On 19/08/25 7:11 pm, Nico Pache wrote:
The following series provides khugepaged with the capability to collapse anonymous memory regions to mTHPs. To achieve this we generalize the khugepaged functions to no longer depend on PMD_ORDER. Then during the PMD scan, we use a bitmap to track chunks of pages (defined by KHUGEPAGED_MTHP_MIN_ORDER) that are utilized. After the PMD scan is done, we do binary recursion on the bitmap to find the optimal mTHP sizes for the PMD range. The restriction on max_ptes_none is removed during the scan, to make sure we account for the whole PMD range.
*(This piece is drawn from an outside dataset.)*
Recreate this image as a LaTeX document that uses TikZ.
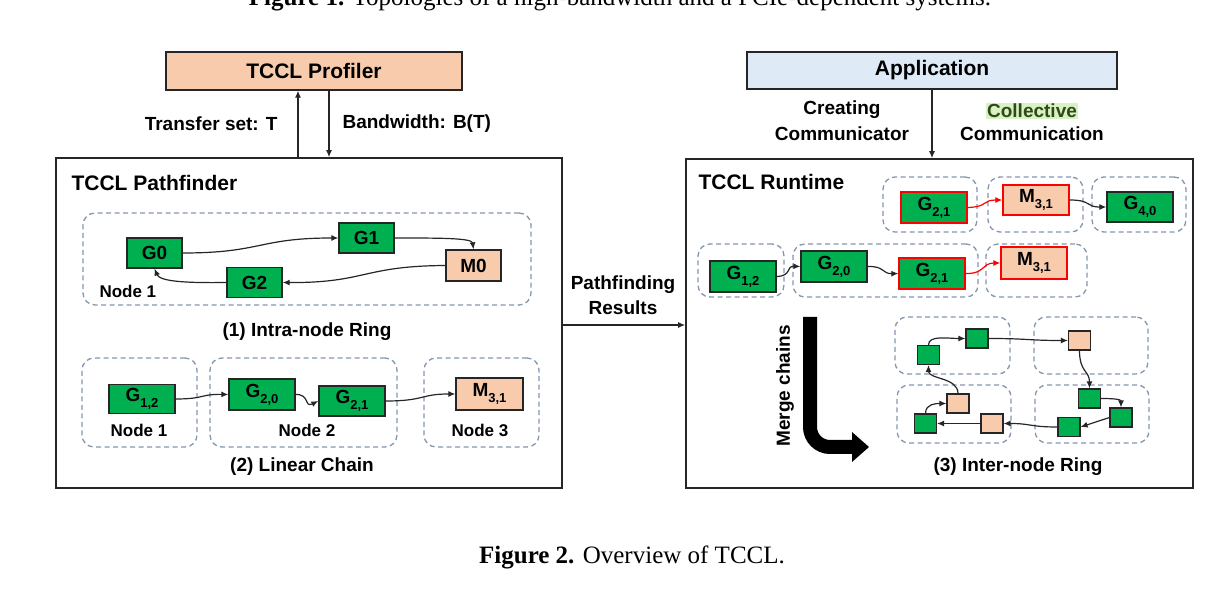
\documentclass[tikz,border=0pt]{standalone}
\usepackage{fontspec}
\setmainfont{Liberation Sans}
\newfontfamily\capfont{Liberation Serif}
\usetikzlibrary{arrows.meta}
\definecolor{gfill}{HTML}{00B050}
\definecolor{pfill}{HTML}{F8CBAD}
\definecolor{bfill}{HTML}{DEEBF7}
\definecolor{dgray}{HTML}{8497B0}
\definecolor{hl}{HTML}{D9F2C4}
\definecolor{hltext}{HTML}{2F4A1A}
\definecolor{edge}{HTML}{262626}
\newcommand\sbx[1]{\raisebox{-0.32em}{\fontsize{13}{13}\selectfont #1}}
\begin{document}
\begin{tikzpicture}[x=1pt,y=-1pt,
  every node/.style={font=\fontsize{19}{22}\selectfont\bfseries},
  sz/.style 2 args={minimum width=#1, minimum height=#2},
  box/.style={draw=edge, line width=1.3pt, inner sep=0pt, anchor=center},
  gbox/.style={box, fill=gfill},
  pbox/.style={box, fill=pfill},
  redb/.style={draw=red},
  grp/.style={draw=dgray, dash pattern=on 5pt off 3.5pt, line width=1.3pt, rounded corners=12pt, inner sep=0pt},
  bigbox/.style={draw=edge, line width=1.6pt, inner sep=0pt},
  conn/.style={line width=1.2pt, draw=edge, -{Latex[length=7pt,width=6pt]}},
  rconn/.style={line width=1.2pt, draw=red, -{Latex[length=7pt,width=6pt]}},
  title/.style={font=\fontsize{21}{24}\selectfont\bfseries},
  lbl/.style={font=\fontsize{19}{22}\selectfont\bfseries},
  nlbl/.style={font=\fontsize{17}{20}\selectfont\bfseries},
  sq/.style={sz={22}{19}, line width=1.1pt},
]
\useasboundingbox (0,0) rectangle (1219,593);
\clip (0,0) rectangle (1219,593);

% captions
\node[font=\capfont\fontsize{25}{28}\selectfont, anchor=base] (cap1) at (620,6) {\textbf{Figure 1.} Topologies of a high-bandwidth and a PCIe-dependent systems.};
\node[font=\capfont\fontsize{25}{28}\selectfont, anchor=base] (cap2) at (632,563) {\textbf{Figure 2.} Overview of TCCL.};

% ---------------- left side
\node[pbox, sz={296}{38}, title] (prof) at (314,71) {TCCL Profiler};
\node[bigbox, sz={506}{330}] (pf) at (309,323) {};
\node[title, anchor=west] (pft) at (68,183) {TCCL Pathfinder};
\coordinate (ua) at (298,0);
\coordinate (da) at (329,0);
\draw[conn] (pf.north -| ua) -- (prof.south -| ua);
\draw[conn] (prof.south -| da) -- (pf.north -| da);
\node[lbl, anchor=east] (tset) at (281,124) {Transfer set: T};
\node[lbl, anchor=west] (bw) at (339,124) {Bandwidth: B(T)};

% intra-node ring
\node[grp, sz={448}{92}] (n1) at (307,259) {};
\node[gbox, sz={55}{30}] (g0) at (154.5,253) {G0};
\node[gbox, sz={55}{30}] (g1) at (366.5,238) {G1};
\node[pbox, sz={55}{31}] (m0) at (473.5,265.5) {M0};
\node[gbox, sz={55}{30}] (g2) at (254.5,282.5) {G2};
\node[nlbl, anchor=west] (n1l) at (96,291) {Node 1};
\node[lbl] (ring1) at (307,332) {(1) Intra-node Ring};
\draw[conn] (g0.east) .. controls (262,253) and (258,238) .. (g1.west);
\draw[conn] (g1.east) .. controls (440,238) and (472,238) .. (m0.north);
\draw[conn] (m0.west) .. controls (362,266) and (366,283) .. (g2.east);
\draw[conn] (g2.west) .. controls (190,283) and (160,282) .. (g0.south);

% linear chain
\node[grp, sz={115}{89}] (lc1) at (139.5,402.5) {};
\node[grp, sz={187}{89}] (lc2) at (303.5,402.5) {};
\node[grp, sz={115}{89}] (lc3) at (481.5,402.5) {};
\node[gbox, sz={66}{29}] (lg12) at (142,399) {G\sbx{1,2}};
\node[gbox, sz={66}{31}] (lg20) at (262,394.5) {G\sbx{2,0}};
\node[gbox, sz={66}{30}] (lg21) at (352,401) {G\sbx{2,1}};
\node[pbox, sz={67}{32}] (lm31) at (489.5,394) {M\sbx{3,1}};
\node[nlbl] (lc1l) at (139,430) {Node 1};
\node[nlbl] (lc2l) at (307,430) {Node 2};
\node[nlbl] (lc3l) at (480,430) {Node 3};
\node[lbl] (chain) at (302,467) {(2) Linear Chain};
\draw[conn] (lg12.east) .. controls (205,399) and (200,394) .. (lg20.west);
\draw[conn] (lg20.east) .. controls (310,394) and (304,408) .. (lg21.west);
\draw[conn] (lg21.east) .. controls (425,401) and (420,394) .. (lm31.west);

% middle
\node[lbl] (pr1) at (623,285) {Pathfinding};
\node[lbl] (pr2) at (623,308) {Results};
\coordinate (mid) at (0,325);

% ---------------- right side
\node[box, fill=bfill, sz={370}{37}, title] (app) at (932,70.5) {Application};
\node[bigbox, sz={507}{329}] (rt) at (939.5,323.5) {};
\node[title, anchor=west] (rtt) at (695,182) {TCCL Runtime};
\draw[conn] (app.south) -- (rt.north -| app.south);
\draw[conn] (pf.east |- mid) -- (rt.west |- mid);
\node[lbl] (cc1) at (842,110) {Creating};
\node[lbl] (cc2) at (842,134) {Communicator};
\node[lbl, fill=hl, text=hltext, inner sep=1.5pt] (co1) at (1032,111) {Collective};
\node[lbl] (co2) at (1032,134) {Communication};

% row 1
\node[grp, sz={94}{55}] (r1a) at (930,204.5) {};
\node[grp, sz={95}{55}] (r1b) at (1035.5,204.5) {};
\node[grp, sz={94}{55}] (r1c) at (1139,204.5) {};
\node[gbox, redb, sz={66}{31}] (rg21) at (934,207.5) {G\sbx{2,1}};
\node[pbox, redb, sz={66}{30}] (rm31) at (1036,200) {M\sbx{3,1}};
\node[gbox, sz={66}{30}] (rg40) at (1140,207) {G\sbx{4,0}};
\draw[rconn] (rg21.east) .. controls (988,207) and (982,200) .. (rm31.west);
\draw[conn] (rm31.east) .. controls (1092,200) and (1085,207) .. (rg40.west);

% row 2
\node[grp, sz={86}{53}] (r2a) at (741,270.5) {};
\node[grp, sz={185}{53}] (r2b) at (885.5,270.5) {};
\node[grp, sz={101}{53}] (r2c) at (1036.5,270.5) {};
\node[gbox, sz={66}{31}] (sg12) at (743,276.5) {G\sbx{1,2}};
\node[gbox, sz={66}{31}] (sg20) at (834,266.5) {G\sbx{2,0}};
\node[gbox, redb, sz={66}{31}] (sg21) at (932,273.5) {G\sbx{2,1}};
\node[pbox, redb, sz={66}{32}] (sm31) at (1034,263) {M\sbx{3,1}};
\draw[conn] (sg12.east) .. controls (792,276) and (786,266) .. (sg20.west);
\draw[conn] (sg20.east) .. controls (885,266) and (882,274) .. (sg21.west);
\draw[rconn] (sg21.east) .. controls (985,274) and (982,263) .. (sm31.west);

% merge chains
\node[lbl, rotate=90] (mc) at (785,386) {Merge chains};
\coordinate (ms) at (810,317);
\coordinate (me) at (853,447);
\draw[line width=14pt, rounded corners=20pt] (ms) |- (me);
\fill (852,432) -- (869,447) -- (852,462) -- cycle;

% inter-node ring
\node[grp, sz={115}{57}] (ia) at (952.5,345.5) {};
\node[grp, sz={114}{57}] (ib) at (1091,345.5) {};
\node[grp, sz={114}{58}] (ic) at (954,414) {};
\node[grp, sz={114}{58}] (id) at (1092,414) {};
\node[gbox, sq] (ta) at (928.5,355) {};
\node[gbox, sq] (tb) at (977,338.5) {};
\node[pbox, sq] (tp) at (1079.5,340.5) {};
\node[gbox, sq] (ra) at (1089.5,398.5) {};
\node[gbox, sq] (rb) at (1121,417.5) {};
\node[gbox, sq] (rc) at (1069,427) {};
\node[pbox, sq] (bc) at (992,423.5) {};
\node[gbox, sq] (ba) at (925.5,423.5) {};
\node[pbox, sq] (bb) at (958,403.5) {};
\draw[conn] (ta.north) .. controls +(0,-10) and +(-18,0) .. (tb.west);
\draw[conn] (tb.east) .. controls +(40,0) and +(-40,0) .. (tp.west);
\draw[conn] (tp.south) .. controls +(0,22) and +(0,-18) .. (ra.north);
\draw[conn] (ra.east) .. controls +(14,0) and +(0,-8) .. (rb.north);
\draw[conn] (rb.west) -- (rc.east);
\draw[conn] (rc.west) .. controls +(-28,0) and +(28,0) .. (bc.east);
\draw[conn] (bc.west) -- (ba.east);
\draw[conn] (ba.north) .. controls +(0,-10) and +(-10,0) .. (bb.west);
\draw[conn] (bb.north) .. controls +(0,-16) and +(0,14) .. (ta.south);
\node[lbl] (ring3) at (1018,467) {(3) Inter-node Ring};
\end{tikzpicture}
\end{document}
When no mTHP size is enabled, the legacy behavior of khugepaged is maintained. max_ptes_none will be scaled by the attempted collapse order to determine how full a mTHP must be to be eligible for the collapse to occur. If a mTHP collapse is attempted, but contains swapped out, or shared pages, we don't perform the collapse. It is now also possible to collapse to mTHPs without requiring the PMD THP size to be enabled. With the default max_ptes_none=511, the code should keep its most of its original behavior. When enabling multiple adjacent (m)THP sizes we need to set max_ptes_none<=255. With max_ptes_none > HPAGE_PMD_NR/2 you will experience collapse "creep" and constantly promote mTHPs to the next available size. This is due the fact that a collapse will introduce at least 2x the number of pages, and on a future scan will satisfy the promotion condition once again. Patch 1: Refactor/rename hpage_collapse Patch 2: Some refactoring to combine madvise_collapse and khugepaged Patch 3-5: Generalize khugepaged functions for arbitrary orders Patch 6-8: The mTHP patches Patch 9-10: Allow khugepaged to operate without PMD enabled Patch 11-12: Tracing/stats Patch 13: Documentation
For the next version, it will be really great if you can mention the lore links referencing important ideas guiding the evolution of the algorithm - say, a policy decision we make. (I frequently do that albeit I think I over-do it :)) I am asking because I am completely lost on the current discussion going on around the max_ptes_* scaling (been busy with other stuff).